- [Work to do]
Write out every line of the material as it stands, apart from the pictures.

- [Dataset content]

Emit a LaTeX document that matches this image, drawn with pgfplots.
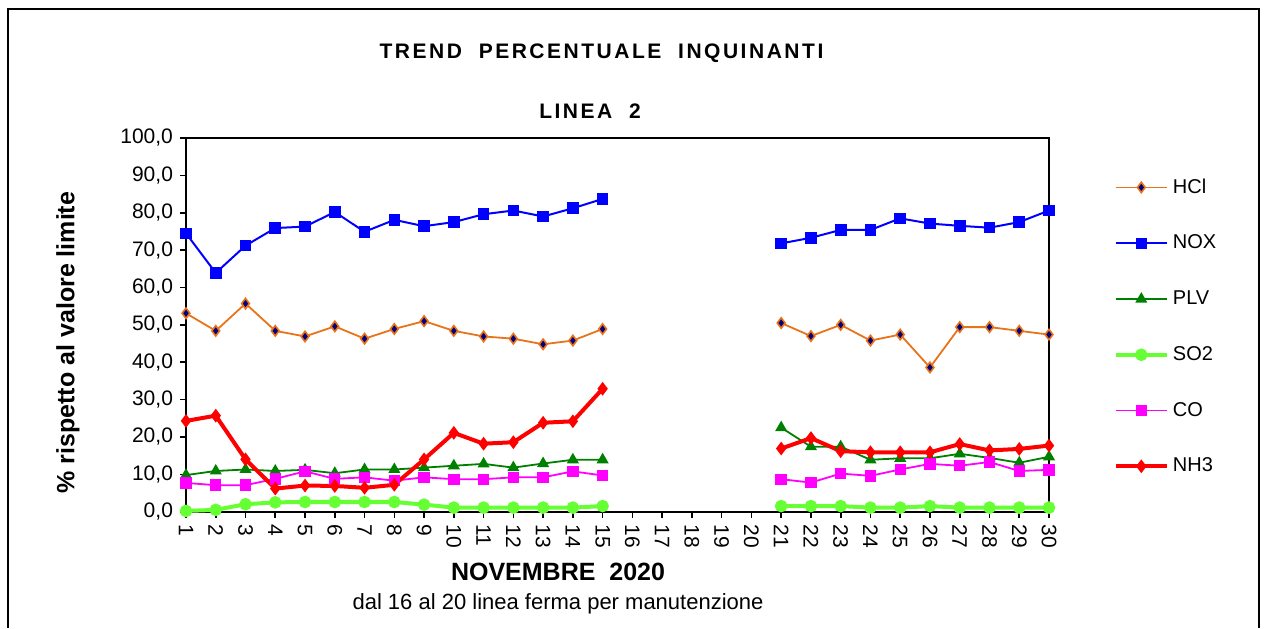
\documentclass[border=0pt]{standalone}
\usepackage{pgfplots}
\pgfplotsset{compat=1.18}
\usepackage{pgfplotstable}
\usepackage{fontspec}
\setmainfont{Liberation Sans}
\definecolor{hclor}{RGB}{232,115,25}
\definecolor{navyc}{RGB}{0,0,128}
\definecolor{noxb}{RGB}{0,0,255}
\definecolor{plvg}{RGB}{0,128,0}
\definecolor{so2g}{RGB}{102,255,51}
\definecolor{com}{RGB}{255,0,255}
\definecolor{nhr}{RGB}{255,0,0}
\pgfplotstableread{
day HCl NOX PLV SO2 CO NH3
1 53.1 74.5 9.8 0.2 7.7 24.3
2 48.4 63.9 10.9 0.5 7.1 25.7
3 55.7 71.2 11.3 2.0 7.1 14.0
4 48.4 75.9 10.9 2.5 8.8 6.2
5 46.9 76.3 11.2 2.6 10.8 7.0
6 49.6 80.2 10.3 2.6 8.8 6.9
7 46.3 74.9 11.3 2.6 9.2 6.4
8 48.9 78.1 11.3 2.6 8.3 7.2
9 51.0 76.4 11.8 1.9 9.2 14.0
10 48.4 77.5 12.3 1.1 8.7 21.1
11 46.9 79.6 12.8 1.1 8.7 18.2
12 46.3 80.6 11.8 1.1 9.2 18.6
13 44.8 79.0 12.9 1.1 9.2 23.8
14 45.8 81.2 13.9 1.1 10.8 24.2
15 48.9 83.7 13.9 1.5 9.7 32.9
16 nan nan nan nan nan nan
17 nan nan nan nan nan nan
18 nan nan nan nan nan nan
19 nan nan nan nan nan nan
20 nan nan nan nan nan nan
21 50.5 71.8 22.5 1.5 8.7 16.9
22 47.0 73.3 17.4 1.5 7.8 19.7
23 50.0 75.4 17.4 1.5 10.2 16.2
24 45.8 75.4 13.9 1.1 9.6 15.9
25 47.4 78.5 14.3 1.1 11.3 15.9
26 38.6 77.1 14.3 1.5 12.8 15.9
27 49.4 76.5 15.5 1.1 12.3 18.1
28 49.4 76.0 14.4 1.1 13.3 16.4
29 48.4 77.5 13.1 1.1 10.9 16.8
30 47.4 80.6 14.7 1.1 11.2 17.7
}\datatab
\begin{document}
\begin{tikzpicture}
\useasboundingbox (0pt,0pt) rectangle (633.5pt,-314pt);
\draw[line width=1pt] (4pt,-314pt) -- (4pt,-4.5pt) -- (629.5pt,-4.5pt) -- (629.5pt,-314pt);
\begin{axis}[
  at={(93pt,-255.85pt)}, anchor=south west,
  scale only axis, width=431.5pt, height=186.85pt,
  xmin=1, xmax=30, ymin=0, ymax=100,
  xtick={1,...,30}, ytick={0,10,...,100},
  xtick pos=left, ytick pos=left,
  tick align=outside, major tick length=3pt,
  axis line style={line width=0.9pt},
  every tick/.style={black, line width=0.8pt},
  clip=false,
  unbounded coords=jump,
  yticklabel style={font=\fontsize{10.5}{12}\selectfont, /pgf/number format/.cd, fixed, fixed zerofill, precision=1, use comma, assume math mode=true},
  xticklabel style={font=\fontsize{10.5}{12}\selectfont, rotate=-90, anchor=west, /pgf/number format/assume math mode=true},
  legend style={at={(1.0745,0.495)}, anchor=west, draw=none, fill=none, inner xsep=0pt,
    font=\fontsize{10}{12}\selectfont, row sep=15.4pt, cells={anchor=west}},
  legend image code/.code={\draw[mark repeat=2,mark phase=2] plot coordinates {(0cm,0cm)(0.45cm,0cm)(0.9cm,0cm)};},
]
\addplot[color=hclor, line width=0.9pt, mark=diamond*, mark size=2.6pt, mark options={fill=navyc, draw=hclor, line width=0.8pt}] table[x=day,y=HCl]{\datatab};
\addlegendentry{HCl}
\addplot[color=noxb, line width=1pt, mark=square*, mark size=2.4pt, mark options={fill=noxb}] table[x=day,y=NOX]{\datatab};
\addlegendentry{NOX}
\addplot[color=plvg, line width=0.9pt, mark=triangle*, mark size=2.6pt, mark options={fill=plvg}] table[x=day,y=PLV]{\datatab};
\addlegendentry{PLV}
\addplot[color=so2g, line width=2pt, mark=*, mark size=2.1pt, mark options={fill=so2g}] table[x=day,y=SO2]{\datatab};
\addlegendentry{SO2}
\addplot[color=com, line width=0.9pt, mark=square*, mark size=2.4pt, mark options={fill=com}] table[x=day,y=CO]{\datatab};
\addlegendentry{CO}
\addplot[color=nhr, line width=2pt, mark=diamond*, mark size=1.8pt, mark options={fill=nhr}] table[x=day,y=NH3]{\datatab};
\addlegendentry{NH3}
\end{axis}
\node[font=\bfseries\fontsize{10.5}{12}\selectfont\addfontfeature{LetterSpace=12}] at (300.75pt,-26.5pt) {TREND\ \ PERCENTUALE\ \ INQUINANTI};
\node[font=\bfseries\fontsize{10.5}{12}\selectfont\addfontfeature{LetterSpace=12}] at (295pt,-55.5pt) {LINEA\ \ 2};
\node[font=\bfseries\fontsize{12.5}{14}\selectfont] at (279pt,-286pt) {NOVEMBRE\ \ 2020};
\node[font=\fontsize{11}{13}\selectfont] at (279pt,-302pt) {dal 16 al 20 linea ferma per manutenzione};
\node[font=\bfseries\fontsize{12.5}{14}\selectfont, rotate=90] at (34pt,-171.25pt) {\% rispetto al valore limite};
\end{tikzpicture}
\end{document}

- [Written response]
Emit a LaTeX document that matches this image, drawn with pgfplots.
\documentclass[border=0pt]{standalone}
\usepackage{pgfplots}
\pgfplotsset{compat=1.18}
\usepackage{pgfplotstable}
\usepackage{fontspec}
\setmainfont{Liberation Sans}
\definecolor{hclor}{RGB}{232,115,25}
\definecolor{navyc}{RGB}{0,0,128}
\definecolor{noxb}{RGB}{0,0,255}
\definecolor{plvg}{RGB}{0,128,0}
\definecolor{so2g}{RGB}{102,255,51}
\definecolor{com}{RGB}{255,0,255}
\definecolor{nhr}{RGB}{255,0,0}
\pgfplotstableread{
day HCl NOX PLV SO2 CO NH3
1 53.1 74.5 9.8 0.2 7.7 24.3
2 48.4 63.9 10.9 0.5 7.1 25.7
3 55.7 71.2 11.3 2.0 7.1 14.0
4 48.4 75.9 10.9 2.5 8.8 6.2
5 46.9 76.3 11.2 2.6 10.8 7.0
6 49.6 80.2 10.3 2.6 8.8 6.9
7 46.3 74.9 11.3 2.6 9.2 6.4
8 48.9 78.1 11.3 2.6 8.3 7.2
9 51.0 76.4 11.8 1.9 9.2 14.0
10 48.4 77.5 12.3 1.1 8.7 21.1
11 46.9 79.6 12.8 1.1 8.7 18.2
12 46.3 80.6 11.8 1.1 9.2 18.6
13 44.8 79.0 12.9 1.1 9.2 23.8
14 45.8 81.2 13.9 1.1 10.8 24.2
15 48.9 83.7 13.9 1.5 9.7 32.9
16 nan nan nan nan nan nan
17 nan nan nan nan nan nan
18 nan nan nan nan nan nan
19 nan nan nan nan nan nan
20 nan nan nan nan nan nan
21 50.5 71.8 22.5 1.5 8.7 16.9
22 47.0 73.3 17.4 1.5 7.8 19.7
23 50.0 75.4 17.4 1.5 10.2 16.2
24 45.8 75.4 13.9 1.1 9.6 15.9
25 47.4 78.5 14.3 1.1 11.3 15.9
26 38.6 77.1 14.3 1.5 12.8 15.9
27 49.4 76.5 15.5 1.1 12.3 18.1
28 49.4 76.0 14.4 1.1 13.3 16.4
29 48.4 77.5 13.1 1.1 10.9 16.8
30 47.4 80.6 14.7 1.1 11.2 17.7
}\datatab
\begin{document}
\begin{tikzpicture}
\useasboundingbox (0pt,0pt) rectangle (633.5pt,-314pt);
\draw[line width=1pt] (4pt,-314pt) -- (4pt,-4.5pt) -- (629.5pt,-4.5pt) -- (629.5pt,-314pt);
\begin{axis}[
  at={(93pt,-255.85pt)}, anchor=south west,
  scale only axis, width=431.5pt, height=186.85pt,
  xmin=1, xmax=30, ymin=0, ymax=100,
  xtick={1,...,30}, ytick={0,10,...,100},
  xtick pos=left, ytick pos=left,
  tick align=outside, major tick length=3pt,
  axis line style={line width=0.9pt},
  every tick/.style={black, line width=0.8pt},
  clip=false,
  unbounded coords=jump,
  yticklabel style={font=\fontsize{10.5}{12}\selectfont, /pgf/number format/.cd, fixed, fixed zerofill, precision=1, use comma, assume math mode=true},
  xticklabel style={font=\fontsize{10.5}{12}\selectfont, rotate=-90, anchor=west, /pgf/number format/assume math mode=true},
  legend style={at={(1.0745,0.495)}, anchor=west, draw=none, fill=none, inner xsep=0pt,
    font=\fontsize{10}{12}\selectfont, row sep=15.4pt, cells={anchor=west}},
  legend image code/.code={\draw[mark repeat=2,mark phase=2] plot coordinates {(0cm,0cm)(0.45cm,0cm)(0.9cm,0cm)};},
]
\addplot[color=hclor, line width=0.9pt, mark=diamond*, mark size=2.6pt, mark options={fill=navyc, draw=hclor, line width=0.8pt}] table[x=day,y=HCl]{\datatab};
\addlegendentry{HCl}
\addplot[color=noxb, line width=1pt, mark=square*, mark size=2.4pt, mark options={fill=noxb}] table[x=day,y=NOX]{\datatab};
\addlegendentry{NOX}
\addplot[color=plvg, line width=0.9pt, mark=triangle*, mark size=2.6pt, mark options={fill=plvg}] table[x=day,y=PLV]{\datatab};
\addlegendentry{PLV}
\addplot[color=so2g, line width=2pt, mark=*, mark size=2.1pt, mark options={fill=so2g}] table[x=day,y=SO2]{\datatab};
\addlegendentry{SO2}
\addplot[color=com, line width=0.9pt, mark=square*, mark size=2.4pt, mark options={fill=com}] table[x=day,y=CO]{\datatab};
\addlegendentry{CO}
\addplot[color=nhr, line width=2pt, mark=diamond*, mark size=1.8pt, mark options={fill=nhr}] table[x=day,y=NH3]{\datatab};
\addlegendentry{NH3}
\end{axis}
\node[font=\bfseries\fontsize{10.5}{12}\selectfont\addfontfeature{LetterSpace=12}] at (300.75pt,-26.5pt) {TREND\ \ PERCENTUALE\ \ INQUINANTI};
\node[font=\bfseries\fontsize{10.5}{12}\selectfont\addfontfeature{LetterSpace=12}] at (295pt,-55.5pt) {LINEA\ \ 2};
\node[font=\bfseries\fontsize{12.5}{14}\selectfont] at (279pt,-286pt) {NOVEMBRE\ \ 2020};
\node[font=\fontsize{11}{13}\selectfont] at (279pt,-302pt) {dal 16 al 20 linea ferma per manutenzione};
\node[font=\bfseries\fontsize{12.5}{14}\selectfont, rotate=90] at (34pt,-171.25pt) {\% rispetto al valore limite};
\end{tikzpicture}
\end{document}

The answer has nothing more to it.